Other independent analyses echo the joint committee’s findings. The Tax Foundation, which tends to find high growth effects from tax cuts, projected the House version of the tax bill would increase deficits by about $1 trillion after factoring in economic growth. The Tax Policy Center, which tends to find much smaller effects, estimated the deficit increase at nearly $1.5 trillion. So did the Penn Wharton Budget Model, which is run by a former Bush administration economist, Kent A. Smetters.
Both the Penn model and the Tax Policy Center’s model found the Senate version would increase deficits by more than $1 trillion after accounting for growth; the Penn model in particular produced a near-identical score to the joint committee’s. The Tax Foundation did not complete an analysis of the Senate bill as amended in committee, when senators made several large changes to the bill including sunsetting its tax cuts for individuals in 2025.
Until Thursday, though, Republicans could dismiss those findings by pointing to the lack of analysis from the joint committee. The House bill was passed two weeks after it was introduced, before the committee could issue a so-called dynamic score of the bill, one that estimates the legislation’s cost in light of its effect on the economy.
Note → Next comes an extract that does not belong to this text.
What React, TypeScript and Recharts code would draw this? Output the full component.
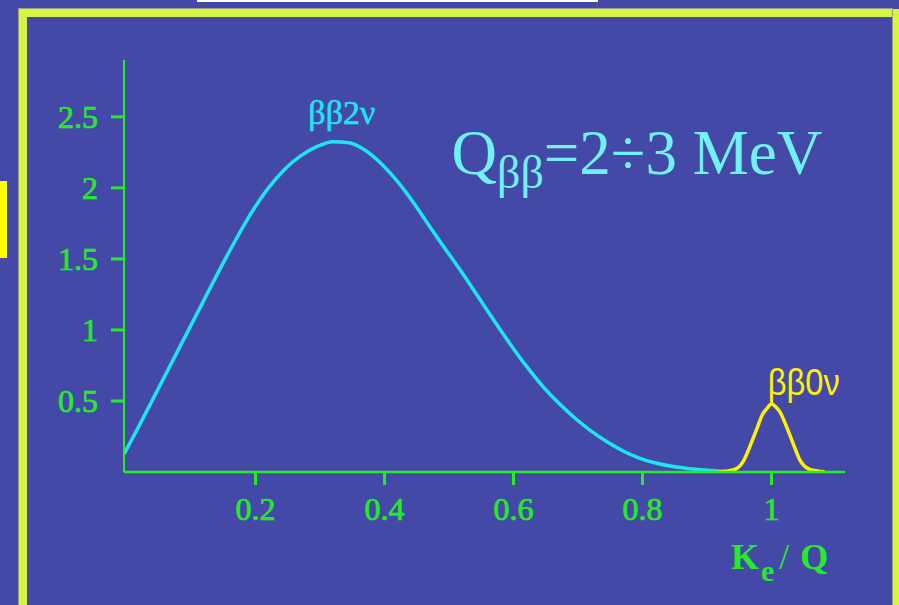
import React from 'react';
import { LineChart, Line, XAxis, YAxis, ReferenceDot } from 'recharts';

// ---- data ----
const xTicks = [0.2, 0.4, 0.6, 0.8, 1];
const yTicks = [0.5, 1, 1.5, 2, 2.5];

// 2-neutrino double beta spectrum (K_e/Q, rate)
const twoNuX = [-0.004, 0.02, 0.045, 0.07, 0.095, 0.12, 0.145, 0.17, 0.195, 0.22, 0.245, 0.27, 0.295, 0.32, 0.345, 0.37, 0.395, 0.42, 0.445, 0.47, 0.495, 0.52, 0.545, 0.57, 0.595, 0.62, 0.645, 0.67, 0.695, 0.72, 0.745, 0.77, 0.795, 0.82, 0.845, 0.87, 0.895, 0.92, 0.943];
const twoNuY = [0.125, 0.33, 0.55, 0.77, 0.99, 1.21, 1.43, 1.64, 1.835, 2.0, 2.13, 2.225, 2.29, 2.325, 2.318, 2.265, 2.17, 2.045, 1.895, 1.728, 1.565, 1.405, 1.235, 1.065, 0.9, 0.745, 0.605, 0.485, 0.38, 0.29, 0.213, 0.148, 0.098, 0.063, 0.04, 0.025, 0.014, 0.006, 0];

// 0-neutrino peak
const zeroNuX = [0.917, 0.9405, 0.956, 0.9664, 0.9767, 0.987, 0.9927, 1.0, 1.0068, 1.0129, 1.0233, 1.0335, 1.0439, 1.0594, 1.0826];
const zeroNuY = [0, 0.014, 0.073, 0.178, 0.296, 0.413, 0.445, 0.479, 0.458, 0.425, 0.319, 0.202, 0.085, 0.019, 0.002];

const twoNuData = twoNuX.map((x, i) => ({ x, y: twoNuY[i] }));
const zeroNuData = zeroNuX.map((x, i) => ({ x, y: zeroNuY[i] }));

const BG = '#4449A8';
const GREEN = '#26EC26';
const CYAN = '#1EE6F0';
const LIGHT_CYAN = '#6EF2F8';
const YELLOW = '#FFF200';
const SERIF = "'Liberation Serif', 'Times New Roman', Times, serif";
const SANS = "'Liberation Sans', Arial, sans-serif";

const xDomain: [number, number] = [-0.004, 1.114];
const yDomain: [number, number] = [0, 2.9];

const fmt = (v: number) => String(v);

const at = (render: (x: number, y: number) => React.ReactElement) => (props: any) => {
  const vb = (props && props.viewBox) || {};
  return render(vb.x ?? 0, vb.y ?? 0);
};

const twoNuLabel = at((x, y) => (
  <text x={x} y={y} textAnchor="middle" fill={CYAN} stroke={CYAN} strokeWidth={0.5} fontFamily={SERIF} fontSize={34}>
    ββ2ν
  </text>
));

const zeroNuLabel = at((x, y) => (
  <text x={x} y={y} textAnchor="start" fill={YELLOW} fontFamily={SANS} fontSize={36} textLength={72} lengthAdjust="spacingAndGlyphs">
    ββ0ν
  </text>
));

const titleLabel = at((x, y) => (
  <text x={x} y={y} textAnchor="start" fill={LIGHT_CYAN} fontFamily={SERIF} fontSize={63}>
    Q
    <tspan fontSize={46} dy={14}>ββ</tspan>
    <tspan dy={-14}>=2÷3 MeV</tspan>
  </text>
));

const axisTitle = (props: any) => {
  const vb = (props && props.viewBox) || { x: 124, y: 472, width: 721, height: 133 };
  const x = vb.x + vb.width - 114;
  const y = vb.y + 97;
  return (
    <text x={x} y={y} fill={GREEN} fontFamily={SERIF} fontSize={36} fontWeight="bold">
      <tspan>K</tspan>
      <tspan fontSize={30} dy={12} dx={2}>e</tspan>
      <tspan dy={-12} dx={5} fontWeight="normal">/</tspan>
      <tspan dx={11}>Q</tspan>
    </text>
  );
};

const tickStyle = { fill: GREEN, stroke: GREEN, strokeWidth: 0.7, fontFamily: SERIF, fontSize: 32 };

export default function App() {
  return (
    <div style={{ position: 'absolute', left: 0, top: 0, width: 899, height: 605, background: BG, overflow: 'hidden' }}>
      <svg width={899} height={605} style={{ position: 'absolute', left: 0, top: 0 }}>
        <rect x={197} y={0} width={401} height={2} fill="#FFFFFF" />
        <rect x={0} y={181} width={7} height={77} fill="#FFFF00" />
        <rect x={23} y={13} width={874} height={700} fill="none" stroke="#D5F540" strokeWidth={8} />
        <rect x={18.5} y={8.5} width={874} height={700} fill="none" stroke="#9C9C84" strokeWidth={1} />
      </svg>
      <div style={{ position: 'absolute', left: 0, top: 0 }}>
        <LineChart width={899} height={605} margin={{ top: 60, right: 54, bottom: 0, left: 0 }}>
          <XAxis
            dataKey="x"
            type="number"
            domain={xDomain}
            allowDataOverflow
            ticks={xTicks}
            tickFormatter={fmt}
            height={133}
            axisLine={{ stroke: GREEN, strokeWidth: 2.5 }}
            tickLine={{ stroke: GREEN, strokeWidth: 3 }}
            tickSize={13}
            tickMargin={12}
            tick={tickStyle}
            label={axisTitle}
          />
          <XAxis
            xAxisId="top"
            orientation="top"
            type="number"
            domain={xDomain}
            height={0}
            tick={false}
            tickLine={false}
            axisLine={{ stroke: GREEN, strokeWidth: 1 }}
          />
          <YAxis
            type="number"
            domain={yDomain}
            allowDataOverflow
            ticks={yTicks}
            tickFormatter={fmt}
            width={124}
            axisLine={{ stroke: GREEN, strokeWidth: 2 }}
            tickLine={{ stroke: GREEN, strokeWidth: 3 }}
            tickSize={13}
            tickMargin={13}
            tick={tickStyle}
          />
          <YAxis
            yAxisId="right"
            orientation="right"
            type="number"
            domain={yDomain}
            width={0}
            tick={false}
            tickLine={false}
            axisLine={{ stroke: GREEN, strokeWidth: 2 }}
          />
          <Line
            data={twoNuData}
            dataKey="y"
            type="monotone"
            stroke={CYAN}
            strokeWidth={3.5}
            dot={false}
            isAnimationActive={false}
          />
          <Line
            data={zeroNuData}
            dataKey="y"
            type="monotone"
            stroke={YELLOW}
            strokeWidth={3.5}
            dot={false}
            isAnimationActive={false}
          />
          <ReferenceDot x={0.3338} y={2.451} r={0} fill="none" stroke="none" label={twoNuLabel} />
          <ReferenceDot x={0.9942} y={0.542} r={0} fill="none" stroke="none" label={zeroNuLabel} />
          <ReferenceDot x={0.5039} y={2.099} r={0} fill="none" stroke="none" label={titleLabel} />
        </LineChart>
      </div>
    </div>
  );
}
When the Senate analysis was finally released, Republicans, who pushed the bill through Congress at such lightning-fast speed that the final bill had handwritten changes in the margins, questioned the timing.
“How is it,” they wrote in their response points, “that J.C.T. found the time to produce and make public its macroeconomic analysis of the Senate bill, when it has yet to produce the same analysis of the House bill that passed weeks ago.”
In a November 28 email shared with The New York Times, the committee’s chief of staff, Thomas A. Barthold, said the committee had suspended its work on the House bill dynamic score in hopes of producing an analysis of the Senate bill before a final vote.
Looking at the calendar, Mr. Barthold wrote, “I made the decision to have my macro colleagues devote their time to producing a macroeconomic estimate of the Finance bill in time for the Finance Committee’s report (in this we failed) or in time for the Senate’s debate on the legislation. My colleagues and I reasoned that we could then return to complete work on H.R. 1” — the House bill — “and with good fortune have the two analyses available for a potential conference.”
The blowback came, in part, from lingering anger over unfavorable analyses of Republican health care plans by the budget office earlier this year, according to a Republican Senate aide. A finding that contradicted their philosophical belief that tax cuts will generate significant growth and revenues inflamed their suspicions.
Instead, they found comfort in ballpark estimates offered by some conservative economists, that the tax bill could increase the size of the economy by as much as 4 percent over a decade, or 0.4 percent a year. Mr. Smetters, of Penn, said that number is actually much higher — that the economy would need to grow by at least an additional 0.57 percent a year for tax cuts to pay for themselves.
Not even the most optimistic analysis of the Senate bill projected it would unleash anywhere close to that rate of additional growth.